I've been reading (on page 19 currently) and just can't stop! I'm completely immersed


Much love,

posted on Oct, 25 2011 @ 01:54 PM
reply to post by reficul

Yes, I'm very aware of the Voynich Manuscript, from the article he plans on working towards decoding that as well as the 'Kryptos' - an encrypted message carved into a sculpture at CIA headquarters...

Here's to an interesting future for decrypting old codes!



posted on Oct, 25 2011 @ 02:56 PM
sounds like a masonic ritual. I have my grandfathers old "course" book and some of the stuff sounds really quite similar.

posted on Oct, 26 2011 @ 04:37 PM
Discover mag had an interesting little piece on it too. They said it was a group of freemasons...

This gave them their first successes, and in short order they had most of the text deciphered, revealing it to be the rules and rituals of a German secret society of the mid-1700s. A German secret society of the mid-1700s with some very weird fixations.

Potential inductees must attempt to read a blank sheet of paper, and when they fail, they will have hair from their eyebrows plucked by the master of ceremonies.

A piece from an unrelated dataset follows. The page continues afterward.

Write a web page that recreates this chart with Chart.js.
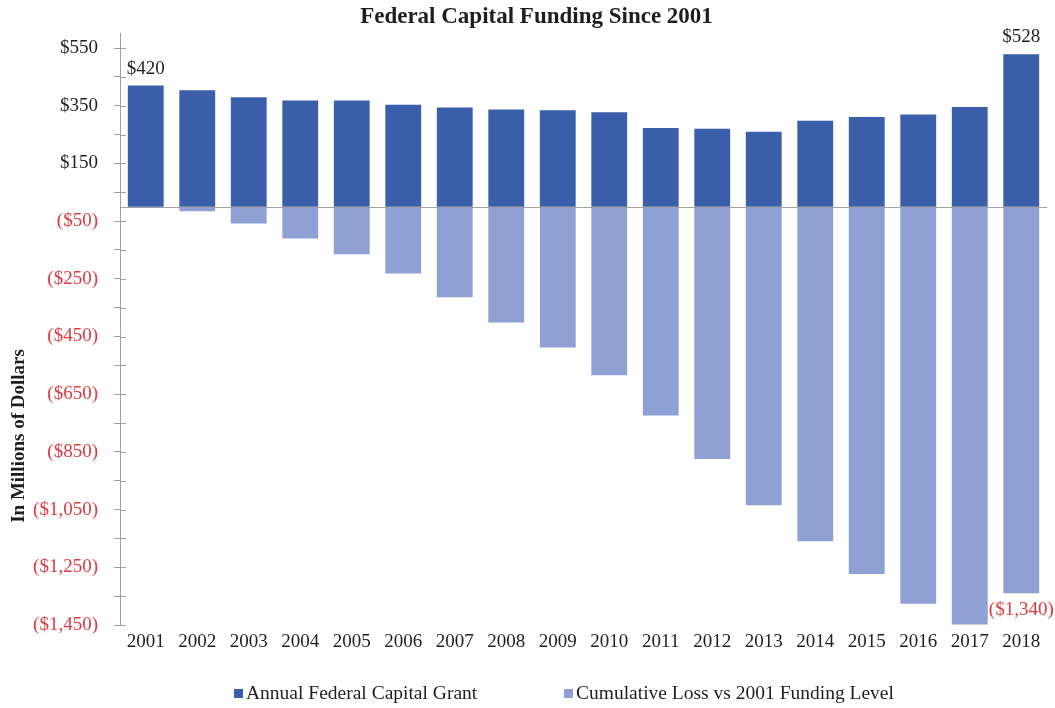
<!DOCTYPE html>
<html>
<head>
<meta charset="utf-8">
<script src="https://cdn.jsdelivr.net/npm/chart.js@4.4.1/dist/chart.umd.min.js"></script>
<style>
  html, body { margin: 0; padding: 0; background: #ffffff; }
  #wrap { width: 1055px; height: 708px; position: relative; }
</style>
</head>
<body>
<div id="wrap"><canvas id="c"></canvas></div>
<script>
// ---- data ----
const years = ['2001','2002','2003','2004','2005','2006','2007','2008','2009','2010','2011','2012','2013','2014','2015','2016','2017','2018'];
const annualGrant = [420, 404, 379, 368, 368, 353, 344, 337, 334, 327, 273, 270, 260, 298, 311, 320, 346, 528];
const cumulativeLoss = [0, -16, -58, -110, -165, -232, -314, -401, -488, -584, -724, -875, -1035, -1160, -1273, -1376, -1448, -1340];
const grantLabelIndices = [0, 17];
const lossLabelIndices = [17];
const seriesNames = ['Annual Federal Capital Grant', 'Cumulative Loss vs 2001 Funding Level'];
const chartTitle = 'Federal Capital Funding Since 2001';
const yAxisTitle = 'In Millions of Dollars';
const yMin = -1450, yMax = 600, yStep = 100, yLabelStep = 200, yLabelTop = 550;

const SERIF = "'Liberation Serif', 'Times New Roman', serif";
const DARK = '#3B5EAB';
const LIGHT = '#8EA0D4';
const RED = '#E0393E';
const TXT = '#1e1e1e';
const AXIS = '#a0a0a0';

function money(v) {
  const s = '$' + Math.abs(Math.round(v)).toLocaleString('en-US');
  return v < 0 ? '(' + s + ')' : s;
}

const extras = {
  id: 'extras',
  afterDatasetsDraw(chart) {
    const {ctx, chartArea} = chart;
    const y = chart.scales.y;
    // zero line
    const y0 = Math.round(y.getPixelForValue(0)) + 0.5;
    ctx.save();
    ctx.strokeStyle = AXIS;
    ctx.lineWidth = 1;
    ctx.beginPath();
    ctx.moveTo(chartArea.left, y0);
    ctx.lineTo(chartArea.right, y0);
    ctx.stroke();
    // inner tick marks (cross the axis)
    ctx.beginPath();
    y.ticks.forEach(t => {
      const py = Math.round(y.getPixelForValue(t.value)) + 0.5;
      ctx.moveTo(chartArea.left, py);
      ctx.lineTo(chartArea.left + 6, py);
    });
    ctx.stroke();
    // data labels
    ctx.font = '19px ' + SERIF;
    ctx.textAlign = 'center';
    ctx.textBaseline = 'middle';
    const m0 = chart.getDatasetMeta(0), m1 = chart.getDatasetMeta(1);
    ctx.fillStyle = TXT;
    grantLabelIndices.forEach(i => {
      const b = m0.data[i];
      ctx.fillText(money(annualGrant[i]), b.x, b.y - 17);
    });
    ctx.fillStyle = RED;
    lossLabelIndices.forEach(i => {
      const b = m1.data[i];
      ctx.fillText(money(cumulativeLoss[i]), b.x, b.y + 17);
    });
    ctx.restore();
  },
  afterDraw(chart) {
    const {ctx} = chart;
    ctx.save();
    // y axis title
    ctx.font = 'bold 19px ' + SERIF;
    ctx.fillStyle = TXT;
    ctx.textAlign = 'center';
    ctx.textBaseline = 'middle';
    ctx.translate(19, 436);
    ctx.rotate(-Math.PI / 2);
    ctx.fillText(yAxisTitle, 0, 0);
    ctx.restore();
    // legend
    ctx.save();
    ctx.font = '19.5px ' + SERIF;
    ctx.textBaseline = 'middle';
    ctx.textAlign = 'left';
    const items = [
      {x: 234, color: chart.data.datasets[0].backgroundColor, text: chart.data.datasets[0].label},
      {x: 564, color: chart.data.datasets[1].backgroundColor, text: chart.data.datasets[1].label}
    ];
    const ly = 694;
    items.forEach(it => {
      ctx.fillStyle = it.color;
      ctx.fillRect(it.x, ly - 5, 9, 9);
      ctx.fillStyle = TXT;
      ctx.fillText(it.text, it.x + 12, ly);
    });
    ctx.restore();
  }
};

new Chart(document.getElementById('c'), {
  type: 'bar',
  data: {
    labels: years,
    datasets: [
      { label: seriesNames[0], data: annualGrant, backgroundColor: DARK, borderWidth: 0 },
      { label: seriesNames[1], data: cumulativeLoss, backgroundColor: LIGHT, borderWidth: 0 }
    ]
  },
  options: {
    responsive: true,
    maintainAspectRatio: false,
    animation: false,
    events: [],
    layout: { padding: { left: 26, right: 8, top: 0, bottom: 53 } },
    datasets: { bar: { categoryPercentage: 0.8, barPercentage: 0.87 } },
    plugins: {
      legend: { display: false },
      tooltip: { enabled: false },
      title: {
        display: true,
        text: chartTitle,
        color: TXT,
        font: { family: SERIF, size: 23, weight: 'bold' },
        padding: { top: 3, bottom: 3 }
      }
    },
    scales: {
      x: {
        stacked: true,
        grid: { display: false, drawTicks: false },
        border: { display: false },
        ticks: { color: TXT, font: { family: SERIF, size: 19 }, padding: 6, maxRotation: 0, autoSkip: false },
        afterFit(s) { s.height = 30; }
      },
      y: {
        stacked: true,
        min: yMin,
        max: yMax,
        afterBuildTicks(s) {
          const t = [];
          for (let v = yMin; v <= yLabelTop; v += yStep) t.push({ value: v });
          s.ticks = t;
        },
        afterFit(s) { s.width = 94; },
        grid: { drawOnChartArea: false, drawTicks: true, tickLength: 6, color: AXIS, tickColor: AXIS },
        border: { display: true, color: AXIS },
        ticks: {
          autoSkip: false,
          padding: 16,
          font: { family: SERIF, size: 19 },
          color: (c) => (c.tick && c.tick.value < 0) ? RED : TXT,
          callback: (v) => ((Math.round(v) - yMin) % yLabelStep === 0) ? money(v) : ''
        }
      }
    }
  },
  plugins: [extras]
});
</script>
</body>
</html>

Members must cover their eyes with aprons or their hands during certain ceremonies. The group describes themselves as freemasons, and the rituals make use of mallets, compasses, epees, and other paraphernalia (and lots and lots of candles). A black carpet inscribed with occult signs is spread on the floor during rituals. You know, the whole DaVinci Code drill–except for real. Read the whole thing for yourself here.

Pretty cool stuff on multiple levels...

posted on Jun, 24 2012 @ 12:44 AM
reply to post by onewithall

Welcomes gone by! Any interesting perusals of late that correlate?